-- DATASET ROWS --
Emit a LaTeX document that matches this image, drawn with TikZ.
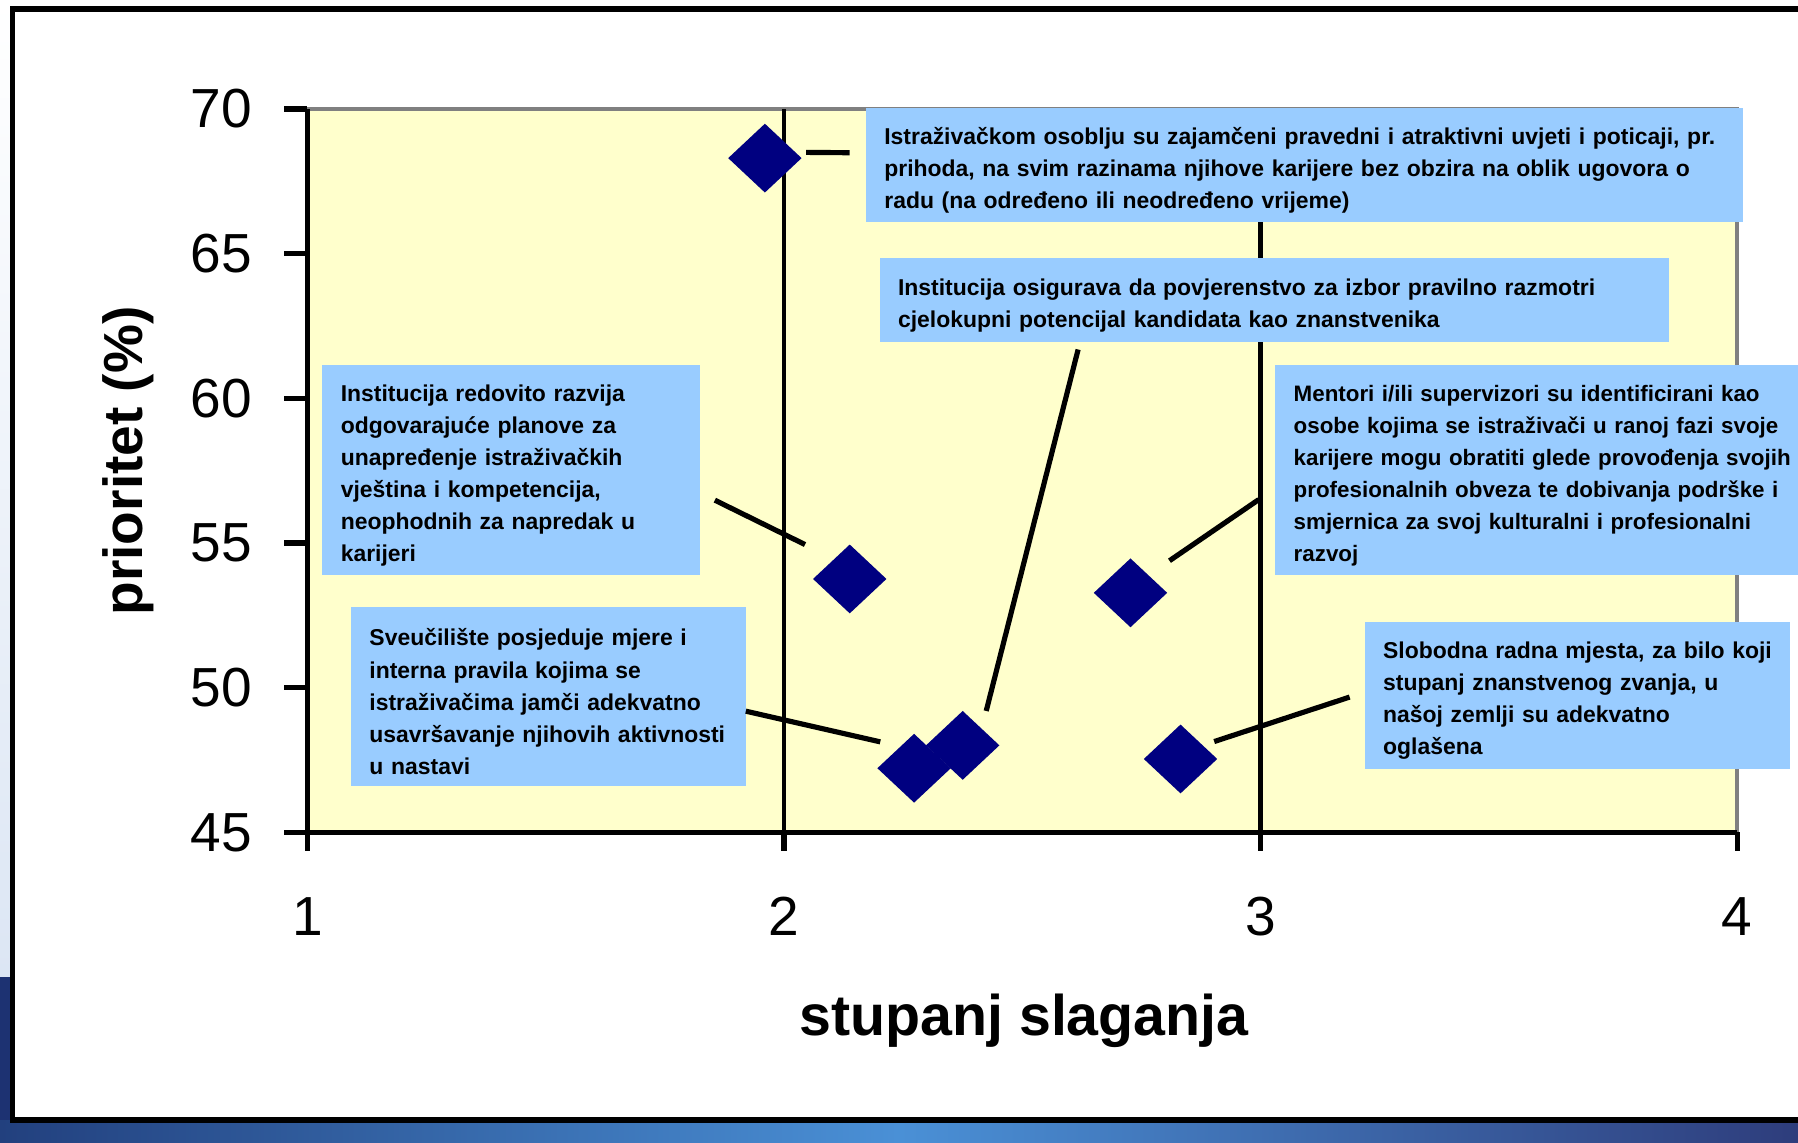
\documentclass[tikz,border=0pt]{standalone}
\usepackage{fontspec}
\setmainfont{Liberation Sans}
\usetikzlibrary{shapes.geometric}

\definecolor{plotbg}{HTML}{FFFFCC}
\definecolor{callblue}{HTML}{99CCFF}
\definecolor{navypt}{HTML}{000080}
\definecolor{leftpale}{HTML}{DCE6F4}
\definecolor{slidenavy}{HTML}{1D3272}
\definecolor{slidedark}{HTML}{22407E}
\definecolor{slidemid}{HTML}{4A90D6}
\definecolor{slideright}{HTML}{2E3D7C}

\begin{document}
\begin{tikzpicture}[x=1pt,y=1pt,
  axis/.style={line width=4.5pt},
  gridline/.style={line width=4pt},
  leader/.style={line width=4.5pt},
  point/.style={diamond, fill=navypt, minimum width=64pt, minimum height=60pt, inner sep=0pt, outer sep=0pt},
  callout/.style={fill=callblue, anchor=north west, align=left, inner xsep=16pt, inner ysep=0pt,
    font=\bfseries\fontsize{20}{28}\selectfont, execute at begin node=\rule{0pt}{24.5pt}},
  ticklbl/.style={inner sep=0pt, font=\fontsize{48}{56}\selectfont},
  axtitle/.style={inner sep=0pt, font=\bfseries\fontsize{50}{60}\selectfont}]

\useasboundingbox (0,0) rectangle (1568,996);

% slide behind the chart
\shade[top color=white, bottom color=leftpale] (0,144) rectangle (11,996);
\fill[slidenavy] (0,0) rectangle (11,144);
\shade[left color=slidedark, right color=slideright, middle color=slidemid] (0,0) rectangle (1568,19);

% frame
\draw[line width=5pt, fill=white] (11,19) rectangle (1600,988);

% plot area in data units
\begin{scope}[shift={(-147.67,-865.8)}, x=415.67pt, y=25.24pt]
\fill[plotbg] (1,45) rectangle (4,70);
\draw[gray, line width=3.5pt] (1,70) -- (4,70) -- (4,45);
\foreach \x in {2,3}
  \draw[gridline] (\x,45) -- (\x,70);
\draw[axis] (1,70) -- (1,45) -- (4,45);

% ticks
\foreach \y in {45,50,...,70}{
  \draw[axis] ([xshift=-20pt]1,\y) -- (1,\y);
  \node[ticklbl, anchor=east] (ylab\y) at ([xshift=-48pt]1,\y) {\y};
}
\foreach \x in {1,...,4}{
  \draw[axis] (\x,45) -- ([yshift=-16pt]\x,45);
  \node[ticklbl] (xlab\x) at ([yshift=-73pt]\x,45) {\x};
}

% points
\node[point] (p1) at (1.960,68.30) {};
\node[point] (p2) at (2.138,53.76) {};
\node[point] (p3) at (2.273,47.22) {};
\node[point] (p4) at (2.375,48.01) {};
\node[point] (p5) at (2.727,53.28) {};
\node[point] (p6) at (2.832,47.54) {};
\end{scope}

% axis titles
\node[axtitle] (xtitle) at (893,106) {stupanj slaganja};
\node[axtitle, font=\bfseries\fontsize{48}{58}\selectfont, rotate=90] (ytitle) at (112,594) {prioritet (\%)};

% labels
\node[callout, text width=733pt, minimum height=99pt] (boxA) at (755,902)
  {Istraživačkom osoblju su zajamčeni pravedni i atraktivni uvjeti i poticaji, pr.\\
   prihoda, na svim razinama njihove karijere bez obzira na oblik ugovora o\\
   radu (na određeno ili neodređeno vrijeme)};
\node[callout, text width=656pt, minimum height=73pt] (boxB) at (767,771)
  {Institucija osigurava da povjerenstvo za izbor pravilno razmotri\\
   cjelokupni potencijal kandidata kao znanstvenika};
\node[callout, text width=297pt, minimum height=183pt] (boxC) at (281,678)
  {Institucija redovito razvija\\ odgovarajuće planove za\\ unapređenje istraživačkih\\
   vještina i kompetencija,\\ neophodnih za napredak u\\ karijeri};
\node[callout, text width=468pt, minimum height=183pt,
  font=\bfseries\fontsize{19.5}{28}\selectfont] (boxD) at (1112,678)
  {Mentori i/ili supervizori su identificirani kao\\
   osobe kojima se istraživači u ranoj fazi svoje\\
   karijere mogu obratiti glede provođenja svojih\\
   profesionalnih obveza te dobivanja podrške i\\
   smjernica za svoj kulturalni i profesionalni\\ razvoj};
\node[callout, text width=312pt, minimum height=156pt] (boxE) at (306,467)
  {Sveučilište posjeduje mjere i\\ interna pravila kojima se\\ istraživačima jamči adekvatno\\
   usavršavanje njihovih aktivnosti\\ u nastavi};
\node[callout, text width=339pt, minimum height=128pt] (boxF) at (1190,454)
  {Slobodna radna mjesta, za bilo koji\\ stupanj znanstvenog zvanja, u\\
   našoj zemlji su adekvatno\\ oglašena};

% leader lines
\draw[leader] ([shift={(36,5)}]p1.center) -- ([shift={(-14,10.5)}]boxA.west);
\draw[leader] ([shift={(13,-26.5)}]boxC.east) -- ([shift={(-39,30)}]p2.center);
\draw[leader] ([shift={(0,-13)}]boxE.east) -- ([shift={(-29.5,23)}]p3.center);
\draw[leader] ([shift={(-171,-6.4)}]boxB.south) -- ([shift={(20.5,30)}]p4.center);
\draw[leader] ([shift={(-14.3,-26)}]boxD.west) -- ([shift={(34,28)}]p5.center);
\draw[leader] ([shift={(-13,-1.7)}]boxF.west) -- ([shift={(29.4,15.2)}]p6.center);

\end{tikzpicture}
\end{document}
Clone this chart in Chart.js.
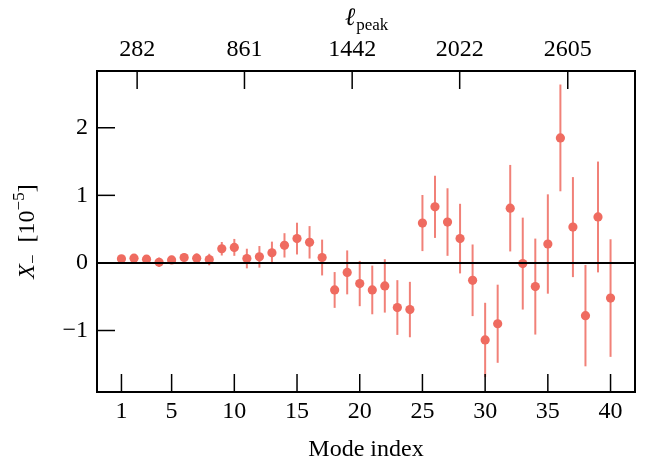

-- INSTRUCTION --
Return the records exactly. Don't carry the pictures over.

-- RESULT OF THE TASK --
Emit a LaTeX document that matches this image, drawn with TikZ.
\documentclass[tikz,border=0pt]{standalone}
\usepackage{fontspec}
\setmainfont{Liberation Sans}
\usetikzlibrary{shapes.geometric}

\definecolor{plotbg}{HTML}{FFFFCC}
\definecolor{callblue}{HTML}{99CCFF}
\definecolor{navypt}{HTML}{000080}
\definecolor{leftpale}{HTML}{DCE6F4}
\definecolor{slidenavy}{HTML}{1D3272}
\definecolor{slidedark}{HTML}{22407E}
\definecolor{slidemid}{HTML}{4A90D6}
\definecolor{slideright}{HTML}{2E3D7C}

\begin{document}
\begin{tikzpicture}[x=1pt,y=1pt,
  axis/.style={line width=4.5pt},
  gridline/.style={line width=4pt},
  leader/.style={line width=4.5pt},
  point/.style={diamond, fill=navypt, minimum width=64pt, minimum height=60pt, inner sep=0pt, outer sep=0pt},
  callout/.style={fill=callblue, anchor=north west, align=left, inner xsep=16pt, inner ysep=0pt,
    font=\bfseries\fontsize{20}{28}\selectfont, execute at begin node=\rule{0pt}{24.5pt}},
  ticklbl/.style={inner sep=0pt, font=\fontsize{48}{56}\selectfont},
  axtitle/.style={inner sep=0pt, font=\bfseries\fontsize{50}{60}\selectfont}]

\useasboundingbox (0,0) rectangle (1568,996);

% slide behind the chart
\shade[top color=white, bottom color=leftpale] (0,144) rectangle (11,996);
\fill[slidenavy] (0,0) rectangle (11,144);
\shade[left color=slidedark, right color=slideright, middle color=slidemid] (0,0) rectangle (1568,19);

% frame
\draw[line width=5pt, fill=white] (11,19) rectangle (1600,988);

% plot area in data units
\begin{scope}[shift={(-147.67,-865.8)}, x=415.67pt, y=25.24pt]
\fill[plotbg] (1,45) rectangle (4,70);
\draw[gray, line width=3.5pt] (1,70) -- (4,70) -- (4,45);
\foreach \x in {2,3}
  \draw[gridline] (\x,45) -- (\x,70);
\draw[axis] (1,70) -- (1,45) -- (4,45);

% ticks
\foreach \y in {45,50,...,70}{
  \draw[axis] ([xshift=-20pt]1,\y) -- (1,\y);
  \node[ticklbl, anchor=east] (ylab\y) at ([xshift=-48pt]1,\y) {\y};
}
\foreach \x in {1,...,4}{
  \draw[axis] (\x,45) -- ([yshift=-16pt]\x,45);
  \node[ticklbl] (xlab\x) at ([yshift=-73pt]\x,45) {\x};
}

% points
\node[point] (p1) at (1.960,68.30) {};
\node[point] (p2) at (2.138,53.76) {};
\node[point] (p3) at (2.273,47.22) {};
\node[point] (p4) at (2.375,48.01) {};
\node[point] (p5) at (2.727,53.28) {};
\node[point] (p6) at (2.832,47.54) {};
\end{scope}

% axis titles
\node[axtitle] (xtitle) at (893,106) {stupanj slaganja};
\node[axtitle, font=\bfseries\fontsize{48}{58}\selectfont, rotate=90] (ytitle) at (112,594) {prioritet (\%)};

% labels
\node[callout, text width=733pt, minimum height=99pt] (boxA) at (755,902)
  {Istraživačkom osoblju su zajamčeni pravedni i atraktivni uvjeti i poticaji, pr.\\
   prihoda, na svim razinama njihove karijere bez obzira na oblik ugovora o\\
   radu (na određeno ili neodređeno vrijeme)};
\node[callout, text width=656pt, minimum height=73pt] (boxB) at (767,771)
  {Institucija osigurava da povjerenstvo za izbor pravilno razmotri\\
   cjelokupni potencijal kandidata kao znanstvenika};
\node[callout, text width=297pt, minimum height=183pt] (boxC) at (281,678)
  {Institucija redovito razvija\\ odgovarajuće planove za\\ unapređenje istraživačkih\\
   vještina i kompetencija,\\ neophodnih za napredak u\\ karijeri};
\node[callout, text width=468pt, minimum height=183pt,
  font=\bfseries\fontsize{19.5}{28}\selectfont] (boxD) at (1112,678)
  {Mentori i/ili supervizori su identificirani kao\\
   osobe kojima se istraživači u ranoj fazi svoje\\
   karijere mogu obratiti glede provođenja svojih\\
   profesionalnih obveza te dobivanja podrške i\\
   smjernica za svoj kulturalni i profesionalni\\ razvoj};
\node[callout, text width=312pt, minimum height=156pt] (boxE) at (306,467)
  {Sveučilište posjeduje mjere i\\ interna pravila kojima se\\ istraživačima jamči adekvatno\\
   usavršavanje njihovih aktivnosti\\ u nastavi};
\node[callout, text width=339pt, minimum height=128pt] (boxF) at (1190,454)
  {Slobodna radna mjesta, za bilo koji\\ stupanj znanstvenog zvanja, u\\
   našoj zemlji su adekvatno\\ oglašena};

% leader lines
\draw[leader] ([shift={(36,5)}]p1.center) -- ([shift={(-14,10.5)}]boxA.west);
\draw[leader] ([shift={(13,-26.5)}]boxC.east) -- ([shift={(-39,30)}]p2.center);
\draw[leader] ([shift={(0,-13)}]boxE.east) -- ([shift={(-29.5,23)}]p3.center);
\draw[leader] ([shift={(-171,-6.4)}]boxB.south) -- ([shift={(20.5,30)}]p4.center);
\draw[leader] ([shift={(-14.3,-26)}]boxD.west) -- ([shift={(34,28)}]p5.center);
\draw[leader] ([shift={(-13,-1.7)}]boxF.west) -- ([shift={(29.4,15.2)}]p6.center);

\end{tikzpicture}
\end{document}
Clone this chart in Chart.js.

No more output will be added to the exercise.